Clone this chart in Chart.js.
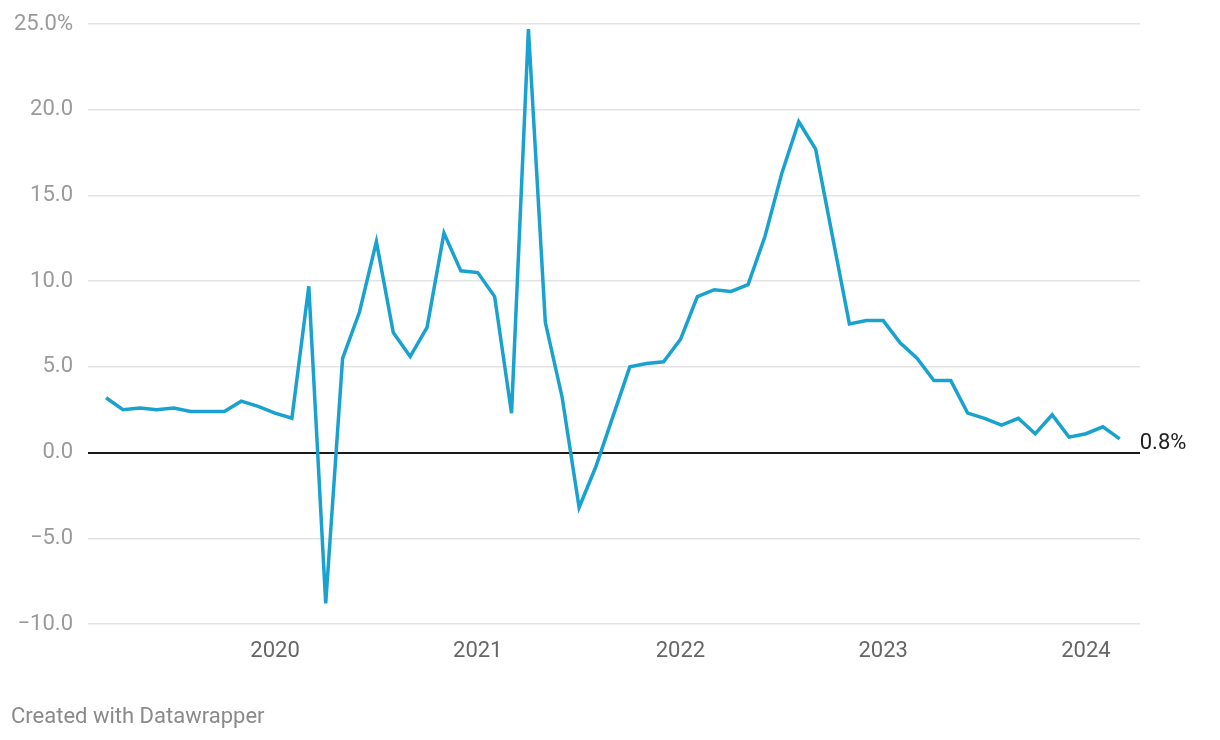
<!DOCTYPE html>
<html>
<head>
<meta charset="utf-8">
<script src="https://cdn.jsdelivr.net/npm/chart.js@4/dist/chart.umd.min.js"></script>
<style>
  body { margin: 0; background: #fff; font-family: Roboto, sans-serif; }
  #wrap { position: relative; width: 1220px; height: 740px; }
  #credit { position: absolute; left: 11px; top: 702px; font-size: 22px; line-height: 28px; color: #8a8a8a; }
</style>
</head>
<body>
<div id="wrap">
  <canvas id="chart" width="1220" height="740"></canvas>
  <div id="credit">Created with Datawrapper</div>
</div>
<script>
// monthly, Mar 2019 - Mar 2024
const months = [
  "2019-03","2019-04","2019-05","2019-06","2019-07","2019-08","2019-09","2019-10","2019-11","2019-12",
  "2020-01","2020-02","2020-03","2020-04","2020-05","2020-06","2020-07","2020-08","2020-09","2020-10","2020-11","2020-12",
  "2021-01","2021-02","2021-03","2021-04","2021-05","2021-06","2021-07","2021-08","2021-09","2021-10","2021-11","2021-12",
  "2022-01","2022-02","2022-03","2022-04","2022-05","2022-06","2022-07","2022-08","2022-09","2022-10","2022-11","2022-12",
  "2023-01","2023-02","2023-03","2023-04","2023-05","2023-06","2023-07","2023-08","2023-09","2023-10","2023-11","2023-12",
  "2024-01","2024-02","2024-03"
];
const values = [
  3.2, 2.5, 2.6, 2.5, 2.6, 2.4, 2.4, 2.4, 3.0, 2.7,
  2.3, 2.0, 9.7, -8.8, 5.5, 8.2, 12.3, 7.0, 5.6, 7.3, 12.8, 10.6,
  10.5, 9.1, 2.3, 24.7, 7.6, 3.2, -3.2, -0.8, 2.1, 5.0, 5.2, 5.3,
  6.6, 9.1, 9.5, 9.4, 9.8, 12.6, 16.3, 19.3, 17.7, 12.6, 7.5, 7.7,
  7.7, 6.4, 5.5, 4.2, 4.2, 2.3, 2.0, 1.6, 2.0, 1.1, 2.2, 0.9,
  1.1, 1.5, 0.8
];
const yearTicks = ["2020", "2021", "2022", "2023", "2024"];
const yTicks = [-10, -5, 0, 5, 10, 15, 20, 25];

const lineColor = "#19a2cf";

// value label at the end of the line
const endLabel = {
  id: "endLabel",
  afterDatasetsDraw(chart) {
    const meta = chart.getDatasetMeta(0);
    const last = meta.data[meta.data.length - 1];
    const ctx = chart.ctx;
    ctx.save();
    ctx.font = "22px Roboto";
    ctx.fillStyle = "#222";
    ctx.textAlign = "left";
    ctx.textBaseline = "middle";
    ctx.fillText(values[values.length - 1].toFixed(1) + "%", last.x + 20, last.y + 5);
    ctx.restore();
  }
};

new Chart(document.getElementById("chart"), {
  type: "line",
  data: {
    datasets: [{
      data: values.map((v, i) => ({ x: i, y: v })),
      borderColor: lineColor,
      borderWidth: 3.5,
      pointRadius: 0,
      tension: 0,
      fill: false
    }]
  },
  options: {
    responsive: false,
    animation: false,
    layout: { padding: { left: 0, right: 80, top: 24, bottom: 66 } },
    plugins: { legend: { display: false }, tooltip: { enabled: false } },
    scales: {
      x: {
        type: "linear",
        min: -1.07,
        max: 61.2,
        grid: { display: false, drawTicks: false },
        border: { display: false },
        afterBuildTicks(scale) {
          scale.ticks = yearTicks.map(y => ({ value: months.indexOf(y + "-01") }));
        },
        afterFit(scale) { scale.height = 50; },
        ticks: {
          autoSkip: false,
          maxRotation: 0,
          padding: 14,
          font: { family: "Roboto", size: 22 },
          color: "#666",
          callback: (v) => months[v] ? months[v].slice(0, 4) : ""
        }
      },
      y: {
        min: -10,
        max: 25,
        afterBuildTicks(scale) {
          scale.ticks = yTicks.map(v => ({ value: v }));
        },
        afterFit(scale) {
          scale.width = 88;
          // keep the plot top at the layout padding
          scale.paddingTop = 12;
          scale.paddingBottom = 12;
        },
        grid: {
          drawTicks: false,
          color: (c) => c.tick && c.tick.value === 0 ? "#1a1a1a" : "#e3e3e3",
          lineWidth: (c) => c.tick && c.tick.value === 0 ? 2 : 1.5
        },
        border: { display: false },
        ticks: {
          padding: 15,
          font: { family: "Roboto", size: 22 },
          color: "#9a9a9a",
          callback: (v) => {
            const s = Math.abs(v).toFixed(1);
            if (v === 25) return s + "%";
            return v < 0 ? "\u2212" + s : s;
          }
        }
      }
    }
  },
  plugins: [endLabel]
});
</script>
</body>
</html>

## [DIRECTIONS FOR THIS TASK]
Which lines hold the string "chart"? Copy all of them from the data above.

## [RESPONSE FOR THIS EXERCISE]
Clone this chart in Chart.js.
<script src="https://cdn.jsdelivr.net/npm/chart.js@4/dist/chart.umd.min.js"></script>
  <canvas id="chart" width="1220" height="740"></canvas>
  afterDatasetsDraw(chart) {
    const meta = chart.getDatasetMeta(0);
    const ctx = chart.ctx;
new Chart(document.getElementById("chart"), {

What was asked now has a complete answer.